With a swiss bar, your wrists are locked into position and stacked directly over the elbows during the lift. This stable position minimizes the risk of a wrist injury.
Targets Upper Chest Pain-Free
As we have already established, the incline press works your upper chest like no other exercise really can. Considering how crucial the upper chest is for having an aesthetic, strong chest, targeting your chest on some sort of an incline is needed.
The swiss bar allows you to target your upper chest without the common drawbacks of the incline barbell variations.
Since your elbows will be tucked in close to your body during the movement, your triceps are going to be more heavily engaged. Use of the swiss bar can therefore lead to stronger triceps and better lockout strength across all pressing motions.
With enough time, anyone will experience a plateau on the straight bar bench press or incline press. With a swiss bar, you get another variation that you can add to your rotation so that you avoid stalls in progress.
The slight change in form and muscle recruitment provided by the swiss bar is enough to stimulate new muscle growth and help you push through plateaus.
How To Do The Swiss Bar Incline Press
Swiss Bar Incline Press Step-By-Step Guide
How To Do Swiss Bar Incline Press
Set up the bar and bench
The bar should be over your forehead. For the bench, any angle between 15-45 degrees will target your upper chest.
Get into a bench position
Grop the swiss bar at around shoulder width. Retract your scapula and keep your upper back tight.
Unrack the bar and lower the weight
Unrack the bar and slowly lower it towards your chest. The bar should be flat on your chest, do now allow it to tilt or lose balance.
Drive the bar up
Push the bar up, it may help to envision punching the bar up
The exercise may feel foreign or weird at first, but that is normal. As you get more reps, you will better develop the form and mind-muscle connection.
Swiss Bar vs Straight Bar Incline Press
There are a few key differences between the swiss and straight bar variations:
You Will Be Weaker With A Swiss Bar
Do not expect to lift as much with a swiss bar as you can with a regular barbell. This is because more of the load is taken off your pec and shoulder and placed on the tricep. Your tricep will not be able to produce the same amount of force so you will lift less.
This is not really a bad thing as it allows you to get more out of less weight. As long as you are training hard, you should still see upper chest gains and direct strength carryover to straight bar presses.
You should also be aware that depending on the swiss bar you use, the bar can weigh more or less than a regular barbell.
More Tricep Activation
As we have already discussed, the tucked elbows mean that more of the weight is placed on your triceps. This is exactly what you want if you are trying to address muscular imbalances or improve lockout strength.
Most swiss bars will not have any knurling on the grips. Since these swiss bars were developed primarily for pressing, it makes sense. Knurling is usually used to help with grip on deadlifts or rows.
The lack of knurling can feel weird at first, but it should not really impact your grip.
For the vast majority of people, the swiss bar will provide some relief if they suffer from wrist or shoulder pain.

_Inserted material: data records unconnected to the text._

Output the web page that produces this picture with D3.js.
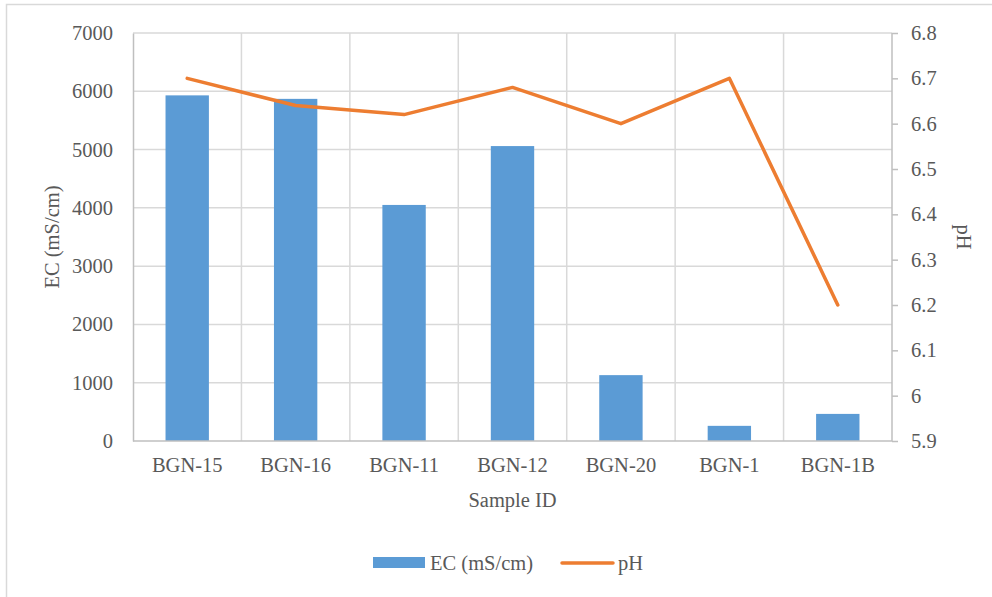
<!DOCTYPE html>
<html>
<head>
<meta charset="utf-8">
<script src="https://cdn.jsdelivr.net/npm/d3@7"></script>
<style>
  html, body { margin: 0; padding: 0; background: #fff; }
  svg { display: block; }
</style>
</head>
<body>
<svg id="chart" width="992" height="597"></svg>
<script>
// Sample data
const samples = ["BGN-15", "BGN-16", "BGN-11", "BGN-12", "BGN-20", "BGN-1", "BGN-1B"];
const ecValues = [5930, 5870, 4050, 5060, 1130, 260, 465];
const phValues = [6.70, 6.64, 6.62, 6.68, 6.60, 6.70, 6.20];
const ecTicks = [0, 1000, 2000, 3000, 4000, 5000, 6000, 7000];
const phTicks = [5.9, 6.0, 6.1, 6.2, 6.3, 6.4, 6.5, 6.6, 6.7, 6.8];

const svg = d3.select("#chart");
const W = 992, H = 597;
const plot = { left: 133, right: 892, top: 33, bottom: 441 };
const FONT = "Liberation Serif";
const fontSize = "20.5px";
const textColor = "#595959";
const gridColor = "#d9d9d9";
const axisColor = "#bfbfbf";
const blue = "#5B9BD5";
const orange = "#ED7D31";

function styleText(sel) {
  return sel.style("font-family", FONT).style("font-size", fontSize).style("fill", textColor);
}

// Outer chart frame
svg.append("rect")
  .attr("x", 6.5).attr("y", 4.5)
  .attr("width", W).attr("height", H)
  .attr("fill", "#fff")
  .attr("stroke", "#d9d9d9").attr("stroke-width", 1.5);

const x = d3.scaleBand().domain(samples).range([plot.left, plot.right]).paddingInner(0).paddingOuter(0);
const yEC = d3.scaleLinear().domain([0, 7000]).range([plot.bottom, plot.top]);
const yPH = d3.scaleLinear().domain([5.9, 6.8]).range([plot.bottom, plot.top]);

// Horizontal gridlines
svg.append("g").selectAll("line").data(ecTicks.slice(1)).join("line")
  .attr("x1", plot.left).attr("x2", plot.right)
  .attr("y1", d => yEC(d)).attr("y2", d => yEC(d))
  .attr("stroke", gridColor).attr("stroke-width", 1.5);

// Vertical gridlines at category boundaries
const bounds = samples.map(s => x(s)).concat([x(samples[samples.length - 1]) + x.bandwidth()]);
svg.append("g").selectAll("line").data(bounds.slice(1, -1)).join("line")
  .attr("x1", d => d).attr("x2", d => d)
  .attr("y1", plot.top).attr("y2", plot.bottom)
  .attr("stroke", gridColor).attr("stroke-width", 1.5);

// EC bars
const barW = x.bandwidth() * 0.4;
svg.append("g").selectAll("rect").data(samples).join("rect")
  .attr("x", d => x(d) + (x.bandwidth() - barW) / 2)
  .attr("width", barW)
  .attr("y", (d, i) => yEC(ecValues[i]))
  .attr("height", (d, i) => plot.bottom - yEC(ecValues[i]))
  .attr("fill", blue);

// Left axis
const leftAxis = svg.append("g")
  .attr("transform", `translate(${plot.left},0)`)
  .call(d3.axisLeft(yEC).tickValues(ecTicks).tickSize(0).tickPadding(20).tickFormat(d3.format("d")));
leftAxis.attr("font-family", FONT);
leftAxis.select(".domain").attr("stroke", axisColor).attr("stroke-width", 1.5);
styleText(leftAxis.selectAll("text"));

// Right axis
const rightAxis = svg.append("g")
  .attr("transform", `translate(${plot.right},0)`)
  .call(d3.axisRight(yPH).tickValues(phTicks).tickSize(6).tickPadding(13).tickFormat(d => d3.format("~g")(+d.toFixed(1))));
rightAxis.attr("font-family", FONT);
rightAxis.select(".domain").attr("stroke", axisColor).attr("stroke-width", 1.5).attr("d", `M0,${plot.top}V${plot.bottom}`);
rightAxis.selectAll(".tick line").attr("stroke", axisColor).attr("stroke-width", 1.5);
styleText(rightAxis.selectAll("text"));

// Bottom axis
const bottomAxis = svg.append("g")
  .attr("transform", `translate(0,${plot.bottom})`)
  .call(d3.axisBottom(x).tickSize(0).tickPadding(16));
bottomAxis.attr("font-family", FONT);
bottomAxis.select(".domain").attr("stroke", axisColor).attr("stroke-width", 1.5).attr("d", `M${plot.left},0H${plot.right}`);
styleText(bottomAxis.selectAll("text"));

// pH line
const line = d3.line()
  .x((d, i) => x(samples[i]) + x.bandwidth() / 2)
  .y(d => yPH(d));
svg.append("path")
  .datum(phValues)
  .attr("d", line)
  .attr("fill", "none")
  .attr("stroke", orange)
  .attr("stroke-width", 3.5)
  .attr("stroke-linejoin", "round")
  .attr("stroke-linecap", "round");

// Axis titles
styleText(svg.append("text")
  .attr("transform", `translate(59,${(plot.top + plot.bottom) / 2}) rotate(-90)`)
  .attr("text-anchor", "middle"))
  .text("EC (mS/cm)");

styleText(svg.append("text")
  .attr("transform", `translate(957,${(plot.top + plot.bottom) / 2}) rotate(90)`)
  .attr("text-anchor", "middle"))
  .text("pH");

styleText(svg.append("text")
  .attr("x", (plot.left + plot.right) / 2).attr("y", 507)
  .attr("text-anchor", "middle"))
  .text("Sample ID");

// Legend
const legend = svg.append("g");
legend.append("rect").attr("x", 373).attr("y", 557).attr("width", 52).attr("height", 11).attr("fill", blue);
styleText(legend.append("text").attr("x", 430).attr("y", 570)).text("EC (mS/cm)");
legend.append("line").attr("x1", 562).attr("x2", 613).attr("y1", 563).attr("y2", 563)
  .attr("stroke", orange).attr("stroke-width", 3.5).attr("stroke-linecap", "round");
styleText(legend.append("text").attr("x", 618).attr("y", 570)).text("pH");
</script>
</body>
</html>
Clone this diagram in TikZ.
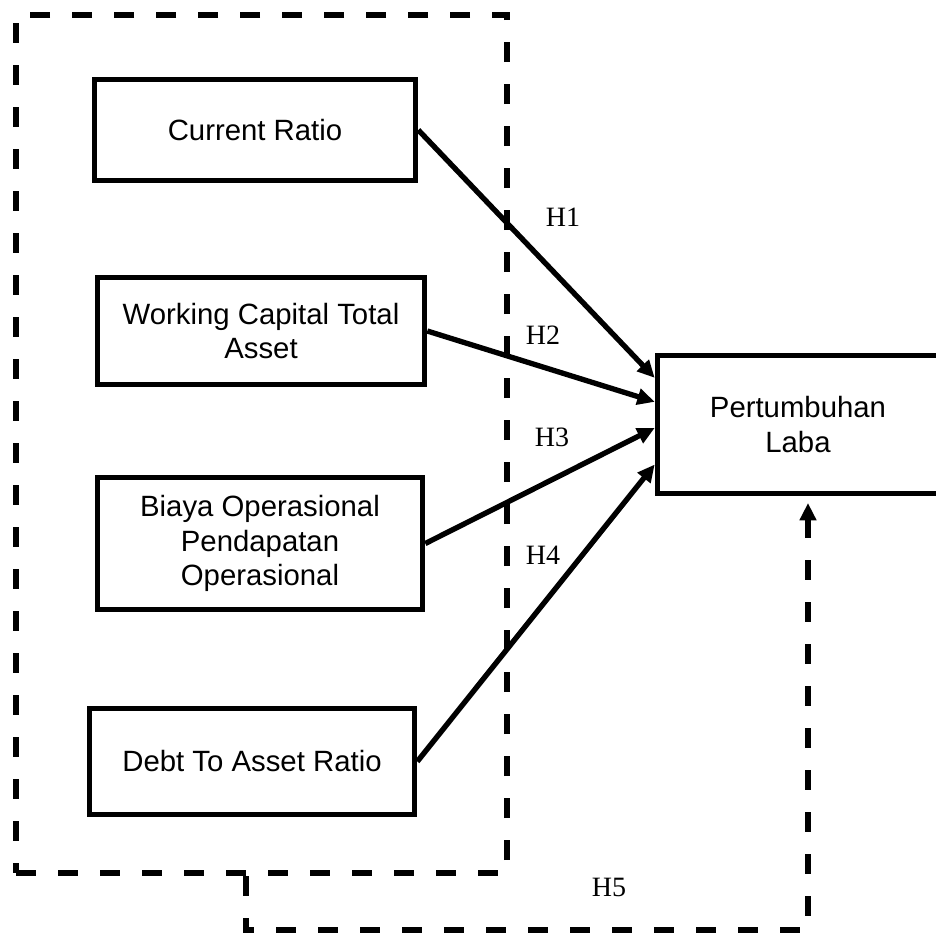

Why Not Just Use Dumbbells?
Another common solution provided to those that cannot do the incline barbell bench press is to simply switch over to dumbbells. For many people, I think that this is good advice as dumbbells provide many of the same benefits as the swiss bar. With dumbbells, you can control the path of the weight so you can keep your elbows tucked while minimizing stress on the shoulders.
If you have access to both, I think both the swiss bar and dumbbells variation of the incline press are great variations. However, I still the swiss bar is useful for the following reasons:
Most Home Gym Owners Do Not Have Dumbbells
A full dumbbell set can be very expensive. Most home gym owners do not have the space or budget to get dumbbells. Meanwhile, most already have a squat rack, bench, and weight plates. Since swiss bars are relatively inexpensive, they can get all of the same benefits for much cheaper.
Total Weight Overload
If you want to go really heavy, the swiss bar is superior to dumbbells. Dumbbells require more stabilization and will simply not allow you to lift as heavy as you can with a swiss bar.

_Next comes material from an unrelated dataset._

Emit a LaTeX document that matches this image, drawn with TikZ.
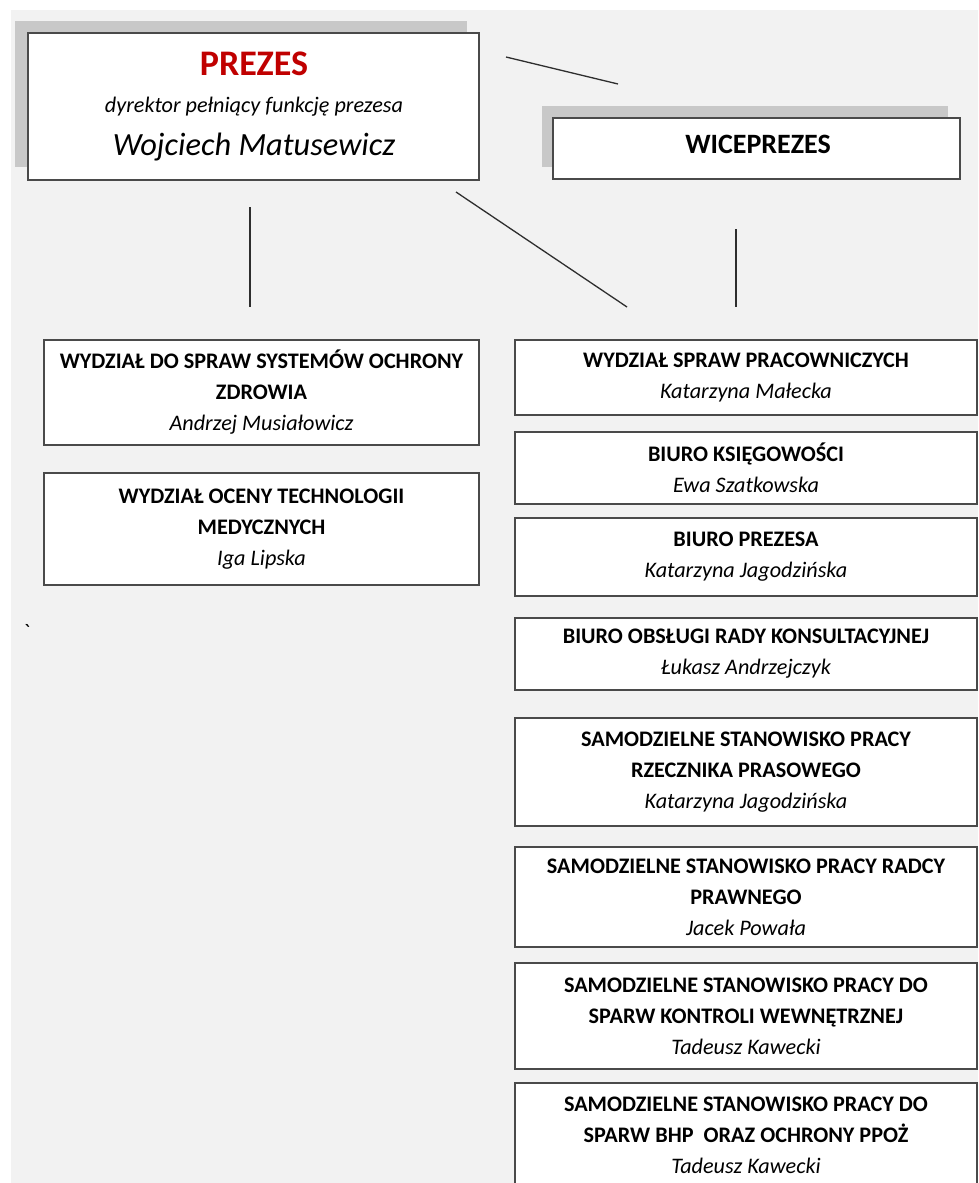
\documentclass[tikz,border=0pt]{standalone}
\usepackage{fontspec}
\setmainfont{Carlito}
\definecolor{bgc}{HTML}{F2F2F2}
\definecolor{shadc}{HTML}{C8C8C8}
\definecolor{bordc}{HTML}{4A4A4A}
\definecolor{linec}{HTML}{2E2E2E}
\definecolor{redc}{HTML}{C00000}
\begin{document}
\begin{tikzpicture}[x=1pt,y=-1pt,
  box/.style={draw=bordc,line width=1.6pt,fill=white,inner sep=0pt,align=center,
    font=\fontsize{22.2}{31}\selectfont},
  lbox/.style={box,minimum width=435pt},
  rbox/.style={box,minimum width=462pt},
  conn/.style={draw=linec,line width=1.3pt},
  shadow/.style={fill=shadc}]
\useasboundingbox (0,0) rectangle (978,1183);
\fill[bgc] (11,10) rectangle (978,1183);
% shadows
\fill[shadow] (15,21) rectangle (467,167);
\fill[shadow] (542,106) rectangle (948,167);
% top boxes
\node[box,minimum width=451pt,minimum height=147pt] (prezes) at (253.5,106.5) {};
\node[anchor=base,font=\fontsize{36}{40}\selectfont\bfseries,text=redc,inner sep=0pt] (ptitle) at (254,75) {PREZES};
\node[anchor=base,font=\fontsize{22.2}{25}\selectfont\itshape,inner sep=0pt] (pfun) at (254,112) {dyrektor pełniący funkcję prezesa};
\node[anchor=base,font=\fontsize{32.4}{36}\selectfont\itshape,inner sep=0pt] (pname) at (254,155) {Wojciech Matusewicz};
\node[box,minimum width=407pt,minimum height=61pt] (wice) at (756.5,148.5) {};
\node[font=\fontsize{28}{32}\selectfont\bfseries,inner sep=0pt] (wtxt) at (758,144) {WICEPREZES};
% left column
\node[lbox,minimum height=105pt] (l1) at (261.5,392.5) {\bfseries WYDZIAŁ DO SPRAW SYSTEMÓW OCHRONY\\\bfseries ZDROWIA\\\itshape Andrzej Musiałowicz};
\node[lbox,minimum height=112pt] (l2) at (261.5,529) {\bfseries WYDZIAŁ OCENY TECHNOLOGII\\\bfseries MEDYCZNYCH\\\itshape Iga Lipska};
% right column
\node[rbox,minimum height=75pt] (r1) at (746,377.5) {\bfseries WYDZIAŁ SPRAW PRACOWNICZYCH\\\itshape Katarzyna Małecka};
\node[rbox,minimum height=72pt] (r2) at (746,468) {\bfseries BIURO KSIĘGOWOŚCI\\\itshape Ewa Szatkowska};
\node[rbox,minimum height=78pt] (r3) at (746,557) {\bfseries BIURO PREZESA\\\itshape Katarzyna Jagodzińska};
\node[rbox,minimum height=72pt] (r4) at (746,654) {\bfseries BIURO OBSŁUGI RADY KONSULTACYJNEJ\\\itshape Łukasz Andrzejczyk};
\node[rbox,minimum height=108pt] (r5) at (746,772) {\bfseries SAMODZIELNE STANOWISKO PRACY\\\bfseries RZECZNIKA PRASOWEGO\\\itshape Katarzyna Jagodzińska};
\node[rbox,minimum height=100pt] (r6) at (746,897) {\bfseries SAMODZIELNE STANOWISKO PRACY RADCY\\\bfseries PRAWNEGO\\\itshape Jacek Powała};
\node[rbox,minimum height=106pt] (r7) at (746,1016) {\bfseries SAMODZIELNE STANOWISKO PRACY DO\\\bfseries SPARW KONTROLI WEWNĘTRZNEJ\\\itshape Tadeusz Kawecki};
\node[rbox,minimum height=105pt] (r8) at (746,1135.5) {\bfseries SAMODZIELNE STANOWISKO PRACY DO\\\bfseries SPARW BHP\ \ ORAZ OCHRONY PPOŻ\\\itshape Tadeusz Kawecki};
% stray mark
\node[font=\fontsize{22}{25}\selectfont,inner sep=0pt] (tick) at (27,632) {\textasciigrave};
% connector end points
\coordinate (a1) at (506,57);
\coordinate (a2) at (618,84);
\coordinate (b1) at (456,192);
\coordinate (b2) at (627,307);
\coordinate (c1) at (250,207);
\coordinate (c2) at (250,307);
\coordinate (d1) at (736,229);
\coordinate (d2) at (736,307);
\draw[conn] (a1) -- (a2);
\draw[conn] (b1) -- (b2);
\draw[conn] (c1) -- (c2);
\draw[conn] (d1) -- (d2);
\end{tikzpicture}
\end{document}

If you cannot do the regular incline barbell bench press without pain, the swiss bar variation is a great solution. Thanks to the neutral grips, your shoulders and wrists will be in a much more stable position allowing you to build a shelf of an upper chest while staying injury free.

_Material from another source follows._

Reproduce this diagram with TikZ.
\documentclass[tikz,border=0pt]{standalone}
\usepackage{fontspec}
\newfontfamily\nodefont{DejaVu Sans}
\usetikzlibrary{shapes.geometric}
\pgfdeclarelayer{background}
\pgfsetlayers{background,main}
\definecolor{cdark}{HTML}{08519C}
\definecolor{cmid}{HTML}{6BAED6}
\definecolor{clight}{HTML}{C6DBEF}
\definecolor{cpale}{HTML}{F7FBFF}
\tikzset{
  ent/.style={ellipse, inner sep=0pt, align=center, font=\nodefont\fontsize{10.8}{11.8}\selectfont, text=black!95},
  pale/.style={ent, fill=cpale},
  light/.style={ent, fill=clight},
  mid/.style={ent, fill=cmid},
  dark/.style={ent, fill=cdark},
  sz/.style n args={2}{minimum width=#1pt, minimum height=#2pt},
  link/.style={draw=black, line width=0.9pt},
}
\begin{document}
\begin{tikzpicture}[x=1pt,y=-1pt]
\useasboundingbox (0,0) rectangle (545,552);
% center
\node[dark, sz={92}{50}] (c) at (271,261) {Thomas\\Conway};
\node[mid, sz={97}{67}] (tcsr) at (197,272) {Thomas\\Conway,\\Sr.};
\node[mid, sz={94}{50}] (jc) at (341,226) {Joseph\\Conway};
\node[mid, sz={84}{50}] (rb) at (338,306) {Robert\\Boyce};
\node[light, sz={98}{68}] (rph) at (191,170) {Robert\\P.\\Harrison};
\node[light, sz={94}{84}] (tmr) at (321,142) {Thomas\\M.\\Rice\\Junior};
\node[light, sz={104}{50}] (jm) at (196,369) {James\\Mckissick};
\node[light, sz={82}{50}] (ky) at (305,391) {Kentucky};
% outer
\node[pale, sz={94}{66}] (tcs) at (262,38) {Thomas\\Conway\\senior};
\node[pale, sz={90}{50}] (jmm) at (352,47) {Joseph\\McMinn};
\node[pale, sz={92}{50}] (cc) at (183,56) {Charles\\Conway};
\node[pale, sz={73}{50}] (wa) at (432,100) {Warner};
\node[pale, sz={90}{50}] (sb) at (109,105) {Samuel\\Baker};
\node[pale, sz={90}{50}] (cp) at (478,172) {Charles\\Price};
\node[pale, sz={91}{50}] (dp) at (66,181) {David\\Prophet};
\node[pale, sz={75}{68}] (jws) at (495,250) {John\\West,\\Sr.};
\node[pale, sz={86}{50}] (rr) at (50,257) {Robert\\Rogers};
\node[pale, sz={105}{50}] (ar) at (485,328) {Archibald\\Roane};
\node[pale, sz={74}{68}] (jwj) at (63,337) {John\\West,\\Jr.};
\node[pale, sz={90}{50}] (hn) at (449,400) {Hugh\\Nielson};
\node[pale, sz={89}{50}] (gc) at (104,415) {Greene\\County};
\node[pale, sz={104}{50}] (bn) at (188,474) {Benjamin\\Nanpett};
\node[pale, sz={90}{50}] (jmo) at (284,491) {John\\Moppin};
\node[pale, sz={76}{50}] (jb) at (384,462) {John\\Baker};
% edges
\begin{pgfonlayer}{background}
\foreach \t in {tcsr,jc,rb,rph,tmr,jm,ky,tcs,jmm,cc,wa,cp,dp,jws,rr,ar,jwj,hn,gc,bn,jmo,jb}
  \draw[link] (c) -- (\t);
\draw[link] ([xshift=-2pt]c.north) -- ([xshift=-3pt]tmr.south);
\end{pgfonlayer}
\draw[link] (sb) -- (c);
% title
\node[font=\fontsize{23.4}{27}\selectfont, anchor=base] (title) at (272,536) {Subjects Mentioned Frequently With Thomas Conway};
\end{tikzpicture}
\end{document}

Is benching with a Swiss bar harder?
Yes, you can expect to lift less with the swiss bar. This is because more of the load is transferred to your triceps which are not as strong as your pecs and shoulders.
What muscles do the Swiss bar work?
When pressing with a swiss bar, you can expect to work the same muscles as a regular barbell: pecs, shoulders, and triceps. The difference is that the swiss bar will place more of the load on the triceps.
What are Swiss bars good for?
Swiss bars are great for helping you press with less pressure on your shoulders or simplly adding another variation to your routine.